Judge Felipe Landero Herrero ruled that Daniel García Rodríguez and Reyes Alpízar Ortiz, who were arrested for a murder in 2001 but never went to trial, will be released while the legal process continues. They will be required to wear electronic geolocation bracelets and check in with authorities every 15 days.

The organization Pena Sin Culpa celebrated the ruling and the new legal interpretation made by Judge Landero, calling it “transcendental and historic.”

“The release of Daniel and Reyes is a step forward for the achievement of justice and the fulfillment of human rights recommendations from international bodies,” the organization said in a press release.

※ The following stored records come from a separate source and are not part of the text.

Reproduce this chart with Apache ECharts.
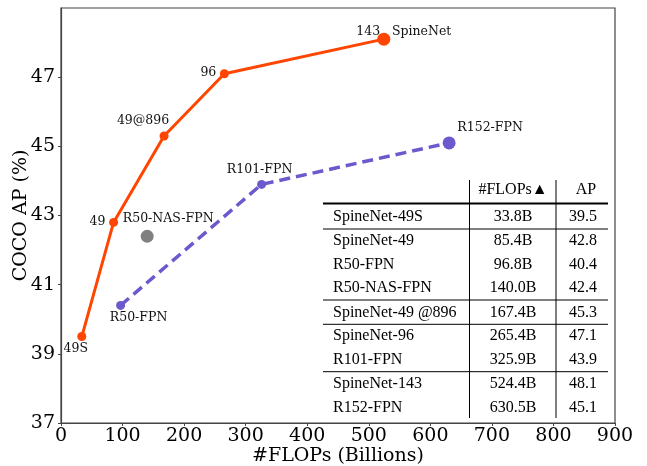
<!DOCTYPE html>
<html>
<head>
<meta charset="utf-8">
<script src="https://cdn.jsdelivr.net/npm/echarts@6/dist/echarts.min.js"></script>
<style>html,body{margin:0;padding:0;background:#fff}#c{width:647px;height:466px}</style>
</head>
<body>
<div id="c"></div>
<script>
// ---- data ----
const spineFlops = [33.8, 85.4, 167.4, 265.4, 524.4];
const spineAP = [39.5, 42.8, 45.3, 47.1, 48.1];
const spineLabels = ['49S', '49', '49@896', '96', '143   SpineNet'];
const resFlops = [96.8, 325.9, 630.5];
const resAP = [40.4, 43.9, 45.1];
const resLabels = ['R50-FPN', 'R101-FPN', 'R152-FPN'];
const nasFlops = [140.0];
const nasAP = [42.4];
const nasLabels = ['R50-NAS-FPN'];
const yTicks = [37, 39, 41, 43, 45, 47];
const tableHeader = ['#FLOPs\u25B2', 'AP'];
const tableNames = ['SpineNet-49S', 'SpineNet-49', 'R50-FPN', 'R50-NAS-FPN', 'SpineNet-49 @896', 'SpineNet-96', 'R101-FPN', 'SpineNet-143', 'R152-FPN'];
const tableFlops = ['33.8B', '85.4B', '96.8B', '140.0B', '167.4B', '265.4B', '325.9B', '524.4B', '630.5B'];
const tableAP = ['39.5', '42.8', '40.4', '42.4', '45.3', '47.1', '43.9', '48.1', '45.1'];

// ---- styles ----
const ORANGE = '#FF4500', PURPLE = '#6A5ACD', GRAY = '#808080';
const serif = 'DejaVu Serif';
const tserif = 'Liberation Serif';
const spineOff = [[-6, 12], [-16, -1], [-21, -15], [-16, -1], [20, -7]];
const spineSize = [9, 9, 9, 9, 13];
const resOff = [[18, 12], [-2, -15], [41, -15]];
const resSize = [9, 9, 13];
const nasOff = [[21, -18]];

function mk(xs, ys, labels, offs, sizes) {
  return xs.map((x, i) => ({
    value: [x, ys[i]],
    symbolSize: sizes[i],
    label: { show: true, formatter: labels[i], position: 'inside', offset: offs[i],
      color: '#111', fontFamily: serif, fontSize: 12.5 }
  }));
}

// table graphics
const g = [];
const rowY = [216.7, 241, 264.3, 287.7, 312.3, 335.7, 359.3, 383.3, 407.3];
const tfont = { fontFamily: tserif, fontSize: 16, fill: '#000' };
g.push({ type: 'text', x: 513, y: 190, style: Object.assign({ text: tableHeader[0], textAlign: 'center', textVerticalAlign: 'middle' }, tfont) });
g.push({ type: 'text', x: 586, y: 190, style: Object.assign({ text: tableHeader[1], textAlign: 'center', textVerticalAlign: 'middle' }, tfont) });
tableNames.forEach((n, i) => {
  g.push({ type: 'text', x: 333, y: rowY[i], style: Object.assign({ text: n, textAlign: 'left', textVerticalAlign: 'middle' }, tfont) });
  g.push({ type: 'text', x: 513, y: rowY[i], style: Object.assign({ text: tableFlops[i], textAlign: 'center', textVerticalAlign: 'middle' }, tfont) });
  g.push({ type: 'text', x: 583, y: rowY[i], style: Object.assign({ text: tableAP[i], textAlign: 'center', textVerticalAlign: 'middle' }, tfont) });
});
g.push({ type: 'line', shape: { x1: 323, y1: 203.5, x2: 608, y2: 203.5 }, style: { stroke: '#000', lineWidth: 2 } });
[229, 300, 324.3, 371.7].forEach(y => g.push({ type: 'line', shape: { x1: 323, y1: y, x2: 608, y2: y }, style: { stroke: '#000', lineWidth: 1 } }));
[469.5, 556].forEach(x => g.push({ type: 'line', shape: { x1: x, y1: 180, x2: x, y2: 418 }, style: { stroke: '#000', lineWidth: 1 } }));

const chart = echarts.init(document.getElementById('c'));
chart.setOption({
  animation: false,
  grid: { left: 61, right: 32, top: 8, bottom: 43, show: true, borderColor: '#444', borderWidth: 1.2,
    containLabel: false, outerBoundsMode: 'none' },
  xAxis: {
    type: 'value', min: 0, max: 900, interval: 100,
    name: '#FLOPs (Billions)', nameLocation: 'middle', nameGap: 24, nameMoveOverlap: false,
    nameTextStyle: { fontFamily: serif, fontSize: 19, color: '#000', verticalAlign: 'top' },
    axisLine: { show: true, lineStyle: { color: '#444', width: 1.2 } },
    axisTick: { show: true, length: 3, lineStyle: { color: '#444' } },
    axisLabel: { fontFamily: serif, fontSize: 19, color: '#000', margin: 4 },
    splitLine: { show: false }
  },
  yAxis: {
    type: 'value', min: 37, max: 49,
    name: 'COCO AP (%)', nameLocation: 'middle', nameGap: 30, nameMoveOverlap: false,
    nameTextStyle: { fontFamily: serif, fontSize: 19, color: '#000' },
    axisLine: { show: true, lineStyle: { color: '#444', width: 1.2 } },
    axisTick: { show: true, length: 3, customValues: yTicks, lineStyle: { color: '#444' } },
    axisLabel: { fontFamily: serif, fontSize: 19, color: '#000', margin: 6, customValues: yTicks },
    splitLine: { show: false }
  },
  graphic: g,
  series: [
    { type: 'line', data: mk(resFlops, resAP, resLabels, resOff, resSize), symbol: 'circle',
      lineStyle: { color: PURPLE, width: 3.5, type: [11, 6] }, itemStyle: { color: PURPLE }, z: 2 },
    { type: 'scatter', data: mk(nasFlops, nasAP, nasLabels, nasOff, [13]), symbol: 'circle',
      itemStyle: { color: GRAY, opacity: 1 }, z: 2 },
    { type: 'line', data: mk(spineFlops, spineAP, spineLabels, spineOff, spineSize), symbol: 'circle',
      lineStyle: { color: ORANGE, width: 3 }, itemStyle: { color: ORANGE }, z: 3 }
  ]
});
</script>
</body>
</html>
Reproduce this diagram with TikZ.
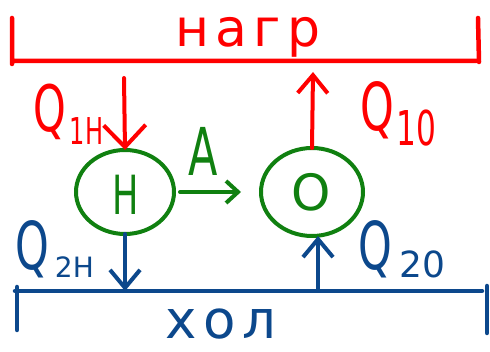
\documentclass[tikz,border=0pt]{standalone}
\usepackage{fontspec}
\setmainfont{DejaVu Sans}
\newfontfamily\hand[FakeStretch=0.65]{DejaVu Sans}
\newfontfamily\spaced[LetterSpace=12]{DejaVu Sans}
\usetikzlibrary{arrows.meta,shapes.geometric}
\definecolor{hred}{RGB}{255,0,0}
\definecolor{hgreen}{RGB}{16,128,16}
\definecolor{hblue}{RGB}{12,72,140}
\begin{document}
\begin{tikzpicture}[x=1pt,y=-1pt,line cap=round,line join=round,
  stroke/.style={line width=4pt},
  bigarrow/.style={stroke,-{Straight Barb[length=22pt,width=42pt]}},
  midarrow/.style={stroke,-{Straight Barb[length=18pt,width=30pt]}},
  smallarrow/.style={stroke,-{Straight Barb[length=12pt,width=22pt]}},
  engine/.style={ellipse,draw=hgreen,stroke,inner sep=0pt,outer sep=0pt},
  lbl/.style={inner sep=0pt,anchor=base west}]
\useasboundingbox (0,0) rectangle (490,352);
% hot reservoir
\draw[hred,stroke,line width=4.5pt] (12,18) -- (12,64) (12,61) -- (476,61) (478,18) -- (479,62);
\node[hred,inner sep=0pt,anchor=base] (hot) at (248,47) {\spaced\fontsize{52}{52}\selectfont нагр};
% cold reservoir
\draw[hblue,stroke,line width=4.5pt] (17,287) -- (17,330) (15,291) -- (482,291) (487,286) -- (487,333);
\node[hblue,inner sep=0pt,anchor=base,text depth=0pt] (cold) at (221,339) {\spaced\fontsize{53}{53}\selectfont хол};
% engines
\node[engine,minimum width=98pt,minimum height=84pt] (H) at (125,192) {};
\node[hgreen,inner sep=0pt] (Htext) at (126,195) {\hand\fontsize{54}{54}\selectfont H};
\node[engine,minimum width=102pt,minimum height=88pt] (O) at (312,192) {};
\node[hgreen,inner sep=0pt] (Otext) at (311,192) {\fontsize{50}{50}\selectfont O};
% work
\draw[hgreen,smallarrow] ([xshift=6pt]H.east) -- ([xshift=-20pt]O.west);
\node[hgreen,inner sep=0pt] (A) at (203,151) {\hand\fontsize{66}{66}\selectfont A};
% heat flows
\coordinate (q1top) at (124,78);
\draw[hred,bigarrow] (q1top) -- (H.north);
\coordinate (q10top) at (313,72);
\draw[hred,midarrow] (O.north) -- (q10top);
\coordinate (q2bot) at (125,291);
\draw[hblue,midarrow] (H.south) -- (q2bot);
\coordinate (q20bot) at (318,291);
\draw[hblue,midarrow] (q20bot) -- (O.south -| q20bot);
% labels
\node[hred,lbl] (lq1h) at (33,132) {{\hand\fontsize{64}{64}\selectfont Q}\hspace{4pt}\raisebox{-13pt}{\hand\fontsize{37}{37}\selectfont 1H}};
\node[hred,lbl] (lq10) at (360,131) {{\hand\fontsize{66}{66}\selectfont Q}\hspace{3pt}\raisebox{-15pt}{\hand\fontsize{48}{48}\selectfont 10}};
\node[hblue,lbl] (lq2h) at (15,270) {{\hand\fontsize{66}{66}\selectfont Q}\hspace{6pt}\raisebox{-8pt}{\fontsize{28}{28}\selectfont 2H}};
\node[hblue,lbl] (lq20) at (358,270) {{\hand\fontsize{66}{66}\selectfont Q}\hspace{8pt}\raisebox{-8pt}{\fontsize{36}{36}\selectfont 20}};
\end{tikzpicture}
\end{document}
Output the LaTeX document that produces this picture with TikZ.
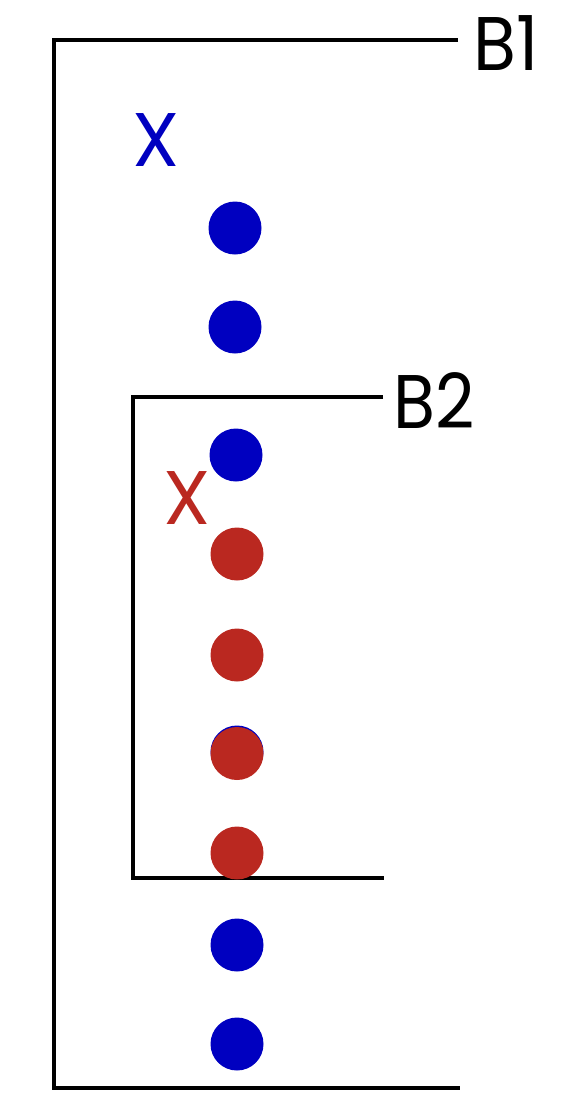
\documentclass[tikz,border=0pt]{standalone}
\usepackage{fontspec}
\setmainfont{Poppins}
\definecolor{dotblue}{RGB}{0,0,192}
\definecolor{dotred}{RGB}{186,40,32}
\begin{document}
\begin{tikzpicture}[x=1pt,y=-1pt,
  bracket/.style={line width=4.2pt},
  dot/.style={circle,inner sep=0pt,minimum size=53pt},
  bluedot/.style={dot,fill=dotblue},
  reddot/.style={dot,fill=dotred},
  lbl/.style={inner sep=0pt,font=\fontsize{76}{80}\selectfont}]
\useasboundingbox (0,0) rectangle (572,1104);
% outer bracket B1
\coordinate (b1a) at (458,40);
\coordinate (b1b) at (54,40);
\coordinate (b1c) at (54,1088);
\coordinate (b1d) at (460,1088);
\draw[bracket] (b1a) -- (b1b) -- (b1c) -- (b1d);
\node[lbl,anchor=base west] (B1) at (473,70) {\scalebox{0.92}[1]{B1}};
% inner bracket B2
\coordinate (b2a) at (383,397);
\coordinate (b2b) at (133,397);
\coordinate (b2c) at (133,878);
\coordinate (b2d) at (384,878);
\draw[bracket] (b2a) -- (b2b) -- (b2c) -- (b2d);
\node[lbl,anchor=base west] (B2) at (393,428) {\scalebox{0.9}[1]{B2}};
% X labels
\node[lbl,anchor=base,text=dotblue] (X1) at (156,166) {X};
\node[lbl,anchor=base,text=dotred] (X2) at (187,524) {X};
% dots
\node[bluedot] (d1) at (235,228) {};
\node[bluedot] (d2) at (235,327) {};
\node[bluedot] (d3) at (236,455) {};
\node[reddot] (d4) at (237,554) {};
\node[reddot] (d5) at (237,655) {};
\node[bluedot] (d6b) at (237,752) {};
\node[reddot] (d6) at (237,753.5) {};
\node[reddot] (d7) at (237,853) {};
\node[bluedot] (d8) at (237,945) {};
\node[bluedot] (d9) at (237,1044) {};
\end{tikzpicture}
\end{document}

García and Rodríguez have been held in preventative custody longer than anyone else in Mexico and the western hemisphere. If they are convicted, they face a maximum sentence of 15 years and eight months, shorter than the time they have already spent behind bars.

In a phone interview with the newspaper Reforma, García called it an “atrocity.”

“The use of preventative prison is an atrocity, it’s prehistoric, it shouldn’t happen in the modern world,” he said. “The ministers of the court have contributed to the continued use of the practice. No one should be punished without having been convicted of a crime.”

However, the criminal case against the two men is not over. García promised that he will cooperate with the process and the conditions of his release.

“If they demonstrate that we are guilty, and we need to go back to prison, that’s how it will be,” he said. “But if not, at the moment we are found innocent we will demand the reparation of the harm done to us, and an apology from the Mexican state.”